While I struggled to escape, drawing my knife with my free hand while gripping the chain with the other, I sent my bugs in to assist.  Same tactic as last time.  My bugs drew out lines of silk and plastered them around him.

Let’s see how this goes. Taylor suggested that Mannequin would add countermeasures, and I doubt that line would even be there if she was going to just try this immediately and find out she was wrong.

I focused on his free hand and his legs, aiming to hamper his range of movement.

Something was different from last time.  I wasn’t sure if I would have known just going by the naked eye.  But I knew almost right away by the lengths of the silk I was drawing around him.  His arms were bigger, and the weight of them was making his body hunch forward a fraction.

Both arms? I guess he added something to the one he kept too – he doesn’t seem the type to replace both arms just because he lost one of them.

I tried to scream, to call out a warning, but I couldn’t breathe to do it.  I would have used my bugs to draw words, but the pair were moving too fast to read anything I threw their way.

Oh yeah, how is your oxygen supply doing?

I drove the knife at the hand that held me instead.

I’m not sure that’s going to do anything.

Mannequin.

He’d repaired himself this fast?  Did he have spare parts lying around?

I mean, he expects to get into fights.
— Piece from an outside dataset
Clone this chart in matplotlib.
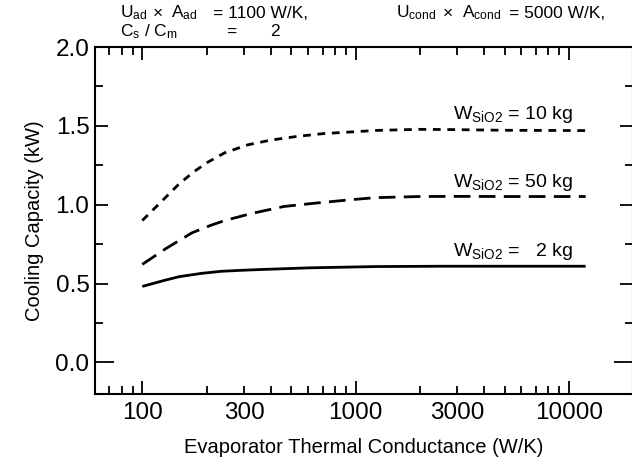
import matplotlib
matplotlib.use("Agg")
import matplotlib.pyplot as plt
from matplotlib.ticker import FixedLocator, FuncFormatter, MultipleLocator

plt.rcParams["font.family"] = ["Liberation Sans", "DejaVu Sans"]
plt.rcParams["mathtext.fontset"] = "custom"
plt.rcParams["mathtext.rm"] = "Liberation Sans"
plt.rcParams["mathtext.it"] = "Liberation Sans"
plt.rcParams["mathtext.default"] = "regular"

# Evaporator thermal conductance (W/K) vs cooling capacity (kW)
conductance_10kg = [100, 125, 149, 175, 200, 244, 313, 401, 532, 706, 972, 1245, 2000, 3000, 5000, 12000]
capacity_10kg = [0.90, 1.03, 1.133, 1.21, 1.265, 1.33, 1.38, 1.41, 1.433, 1.451, 1.462, 1.471,
                 1.478, 1.476, 1.472, 1.470]

conductance_50kg = [100, 129, 171, 210, 244, 324, 462, 658, 972, 1245, 2000, 3000, 5000, 12000]
capacity_50kg = [0.622, 0.722, 0.822, 0.87, 0.90, 0.944, 0.989, 1.011, 1.033, 1.045, 1.052, 1.053,
                 1.052, 1.052]

conductance_2kg = [100, 125, 149, 190, 235, 300, 373, 614, 1245, 2500, 5000, 12000]
capacity_2kg = [0.482, 0.518, 0.544, 0.565, 0.578, 0.585, 0.590, 0.600, 0.608, 0.610, 0.610, 0.610]

x_tick_values = [100, 300, 1000, 3000, 10000]
y_tick_values = [0.0, 0.5, 1.0, 1.5, 2.0]

W, H = 632, 457
fig = plt.figure(figsize=(W / 100, H / 100), dpi=100)
left, right, top, bottom = 95, 633, 47, 394
ax = fig.add_axes([left / W, 1 - bottom / H, (right - left) / W, (bottom - top) / H])

lw = 2.0
ax.plot(conductance_10kg, capacity_10kg, color="black", lw=lw, dashes=(2.8, 2.4))
ax.plot(conductance_50kg, capacity_50kg, color="black", lw=lw, dashes=(6.0, 3.0))
ax.plot(conductance_2kg, capacity_2kg, color="black", lw=lw, solid_capstyle="butt")

ax.set_xscale("log")
ax.set_xlim(60, 20000)
ax.set_ylim(-0.2, 2.0)

ax.xaxis.set_major_locator(FixedLocator([100, 1000, 10000]))
minor = [m * d for d in (10, 100, 1000) for m in range(2, 10)]
minor = [v for v in minor if 60 <= v <= 20000]
ax.xaxis.set_minor_locator(FixedLocator(minor))
ax.xaxis.set_major_formatter(FuncFormatter(lambda v, p: f"{v:.0f}"))
ax.xaxis.set_minor_formatter(
    FuncFormatter(lambda v, p: f"{v:.0f}" if round(v) in x_tick_values else ""))

ax.yaxis.set_major_locator(FixedLocator(y_tick_values))
ax.yaxis.set_minor_locator(MultipleLocator(0.25))
ax.yaxis.set_major_formatter(FuncFormatter(lambda v, p: f"{v:.1f}"))

for s in ax.spines.values():
    s.set_linewidth(1.5)

ax.tick_params(which="both", direction="in", top=True, right=True,
               labelsize=17.5, width=1.3, pad=6)
ax.tick_params(which="major", length=9.5)
ax.tick_params(which="minor", length=5.5)
ax.tick_params(axis="y", pad=4)

# the zero line tick is drawn longer on both sides
zero_tick = ax.yaxis.get_major_ticks()[0]
zero_tick.tick1line.set_markersize(14)
zero_tick.tick2line.set_markersize(14)

ax.set_xlabel("Evaporator Thermal Conductance (W/K)", fontsize=14.5, labelpad=10)
ax.set_ylabel("Cooling Capacity (kW)", fontsize=14.5, labelpad=8)

# curve annotations
lab_fs = 14
ax.text(2850, 1.571, r"W$_{SiO2}$ = 10 kg", fontsize=lab_fs, ha="left", va="center")
ax.text(2850, 1.138, r"W$_{SiO2}$ = 50 kg", fontsize=lab_fs, ha="left", va="center")
ax.text(2850, 0.704, r"W$_{SiO2}$ =   2 kg", fontsize=lab_fs, ha="left", va="center")

# operating conditions above the plot
hdr_fs = 12.5
y1, y2 = 1 - 13 / H, 1 - 32 / H


def header(x, y, s, ha="left"):
    fig.text(x / W, y, s, fontsize=hdr_fs, va="center", ha=ha)


header(120, y1, r"U$_{ad}$")
header(153, y1, "×")
header(171, y1, r"A$_{ad}$")
header(213, y1, "= 1100 W/K,")
header(396, y1, r"U$_{cond}$")
header(443, y1, "×")
header(462, y1, r"A$_{cond}$")
header(605, y1, "= 5000 W/K,", ha="right")
header(120, y2, r"C$_{s}$ / C$_{m}$")
header(226, y2, "=")
header(270, y2, "2")

fig.savefig("out.png", dpi=100)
It’s only reasonably to keep spares around if you can make them.

But if all his parts contain pieces of his old regular body, there’s a limited stock of true Mannequin pieces.

Anyway, it’s probably a good sign that Taylor is thinking about this rather than “ow ow my neck”.

I reached up and tried to wind my arm, wrist and fingers around the chain, to alleviate the pressure on my throat, and to give me a grip in case he decided to let go.

I think there’s a good chance he will. Not only is that the obvious course of action, but dropping Skitter from a height isn’t too different from his previous M.O. of launching her into stuff.

Mannequin hauled himself to his feet and the chain that stretched from his arm to the rooftop and back down to me made me bounce with every small movement.  He advanced on Amy, who backed away.

Ah, right. Testing her is another thing on his agenda. Bitch, too – speaking of which, are Bitch and Grue still watching?